_Dataset:_
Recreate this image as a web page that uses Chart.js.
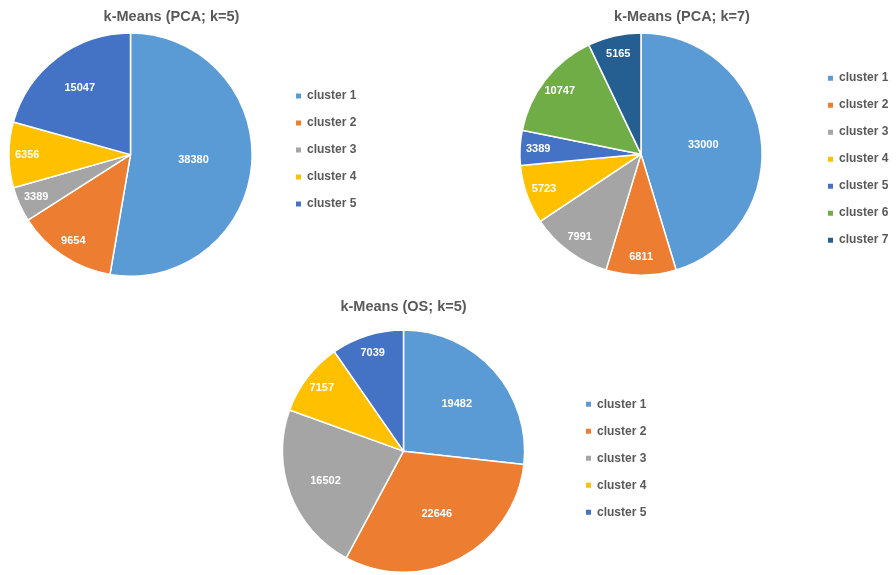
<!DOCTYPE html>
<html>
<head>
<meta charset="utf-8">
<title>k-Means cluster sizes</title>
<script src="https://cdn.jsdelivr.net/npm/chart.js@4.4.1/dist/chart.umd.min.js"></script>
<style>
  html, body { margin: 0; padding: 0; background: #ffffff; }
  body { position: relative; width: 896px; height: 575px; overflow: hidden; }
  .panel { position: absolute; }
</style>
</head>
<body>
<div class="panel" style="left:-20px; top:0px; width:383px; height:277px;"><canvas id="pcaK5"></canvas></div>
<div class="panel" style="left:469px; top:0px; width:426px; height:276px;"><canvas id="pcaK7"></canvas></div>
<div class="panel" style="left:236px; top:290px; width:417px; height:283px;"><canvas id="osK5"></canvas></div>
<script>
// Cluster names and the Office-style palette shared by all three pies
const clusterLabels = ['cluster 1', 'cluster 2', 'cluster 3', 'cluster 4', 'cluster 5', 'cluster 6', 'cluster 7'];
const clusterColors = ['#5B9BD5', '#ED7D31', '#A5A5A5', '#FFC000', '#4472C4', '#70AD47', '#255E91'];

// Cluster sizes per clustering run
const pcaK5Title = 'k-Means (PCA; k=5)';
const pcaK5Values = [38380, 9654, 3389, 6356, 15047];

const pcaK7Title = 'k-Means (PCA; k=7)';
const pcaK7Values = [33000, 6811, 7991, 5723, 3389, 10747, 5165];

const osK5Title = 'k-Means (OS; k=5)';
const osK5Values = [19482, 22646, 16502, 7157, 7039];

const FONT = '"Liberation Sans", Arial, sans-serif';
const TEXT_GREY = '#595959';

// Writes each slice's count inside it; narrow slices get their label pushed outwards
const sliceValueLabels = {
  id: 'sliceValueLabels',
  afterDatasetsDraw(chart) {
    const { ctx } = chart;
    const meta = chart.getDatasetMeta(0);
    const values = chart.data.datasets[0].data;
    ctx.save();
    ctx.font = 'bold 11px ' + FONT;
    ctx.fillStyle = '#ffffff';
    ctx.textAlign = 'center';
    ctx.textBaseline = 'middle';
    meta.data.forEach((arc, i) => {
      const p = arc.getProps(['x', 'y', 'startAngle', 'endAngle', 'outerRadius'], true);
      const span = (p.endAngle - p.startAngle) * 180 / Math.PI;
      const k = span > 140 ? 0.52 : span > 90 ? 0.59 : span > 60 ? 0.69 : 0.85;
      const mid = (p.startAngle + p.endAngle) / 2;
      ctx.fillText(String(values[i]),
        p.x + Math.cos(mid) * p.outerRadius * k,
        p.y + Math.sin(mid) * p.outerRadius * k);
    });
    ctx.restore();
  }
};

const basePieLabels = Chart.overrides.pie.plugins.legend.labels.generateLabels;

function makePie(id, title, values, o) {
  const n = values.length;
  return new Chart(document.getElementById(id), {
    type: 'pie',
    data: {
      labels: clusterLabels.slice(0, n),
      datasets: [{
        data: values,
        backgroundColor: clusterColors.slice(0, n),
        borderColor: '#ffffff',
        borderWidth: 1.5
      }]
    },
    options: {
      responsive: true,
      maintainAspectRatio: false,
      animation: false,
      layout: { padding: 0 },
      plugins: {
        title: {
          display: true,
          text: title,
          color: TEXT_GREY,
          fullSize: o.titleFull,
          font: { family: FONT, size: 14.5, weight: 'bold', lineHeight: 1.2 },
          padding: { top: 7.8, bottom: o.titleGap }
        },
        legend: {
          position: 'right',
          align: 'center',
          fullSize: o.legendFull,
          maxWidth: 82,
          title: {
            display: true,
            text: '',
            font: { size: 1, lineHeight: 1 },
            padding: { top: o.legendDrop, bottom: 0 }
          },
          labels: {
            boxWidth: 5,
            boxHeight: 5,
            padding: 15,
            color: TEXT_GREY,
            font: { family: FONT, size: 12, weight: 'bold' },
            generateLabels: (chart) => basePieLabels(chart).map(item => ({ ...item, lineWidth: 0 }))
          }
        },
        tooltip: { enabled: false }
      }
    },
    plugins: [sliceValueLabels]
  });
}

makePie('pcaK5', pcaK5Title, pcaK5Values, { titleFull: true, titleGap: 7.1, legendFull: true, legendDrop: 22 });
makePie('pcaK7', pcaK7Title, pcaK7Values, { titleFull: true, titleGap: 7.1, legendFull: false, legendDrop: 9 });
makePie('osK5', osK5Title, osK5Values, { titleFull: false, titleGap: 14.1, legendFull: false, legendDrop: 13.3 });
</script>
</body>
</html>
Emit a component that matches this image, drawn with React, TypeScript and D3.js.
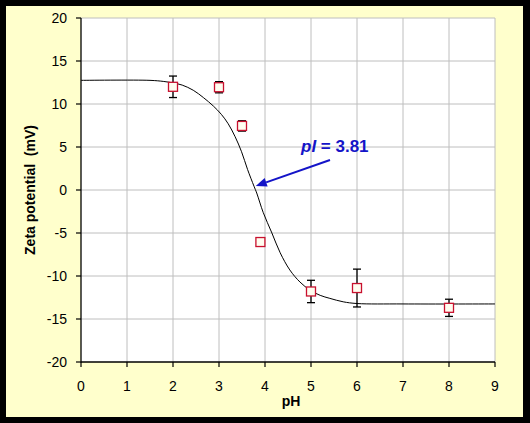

_The exercise:_
Pictures excluded, repeat exactly the lines from the top of the material through the line with "const TEXT_GREY = '#595959';", including both of those lines.

_Answer to this task:_
Recreate this image as a web page that uses Chart.js.
<!DOCTYPE html>
<html>
<head>
<meta charset="utf-8">
<title>k-Means cluster sizes</title>
<script src="https://cdn.jsdelivr.net/npm/chart.js@4.4.1/dist/chart.umd.min.js"></script>
<style>
  html, body { margin: 0; padding: 0; background: #ffffff; }
  body { position: relative; width: 896px; height: 575px; overflow: hidden; }
  .panel { position: absolute; }
</style>
</head>
<body>
<div class="panel" style="left:-20px; top:0px; width:383px; height:277px;"><canvas id="pcaK5"></canvas></div>
<div class="panel" style="left:469px; top:0px; width:426px; height:276px;"><canvas id="pcaK7"></canvas></div>
<div class="panel" style="left:236px; top:290px; width:417px; height:283px;"><canvas id="osK5"></canvas></div>
<script>
// Cluster names and the Office-style palette shared by all three pies
const clusterLabels = ['cluster 1', 'cluster 2', 'cluster 3', 'cluster 4', 'cluster 5', 'cluster 6', 'cluster 7'];
const clusterColors = ['#5B9BD5', '#ED7D31', '#A5A5A5', '#FFC000', '#4472C4', '#70AD47', '#255E91'];

// Cluster sizes per clustering run
const pcaK5Title = 'k-Means (PCA; k=5)';
const pcaK5Values = [38380, 9654, 3389, 6356, 15047];

const pcaK7Title = 'k-Means (PCA; k=7)';
const pcaK7Values = [33000, 6811, 7991, 5723, 3389, 10747, 5165];

const osK5Title = 'k-Means (OS; k=5)';
const osK5Values = [19482, 22646, 16502, 7157, 7039];

const FONT = '"Liberation Sans", Arial, sans-serif';
const TEXT_GREY = '#595959';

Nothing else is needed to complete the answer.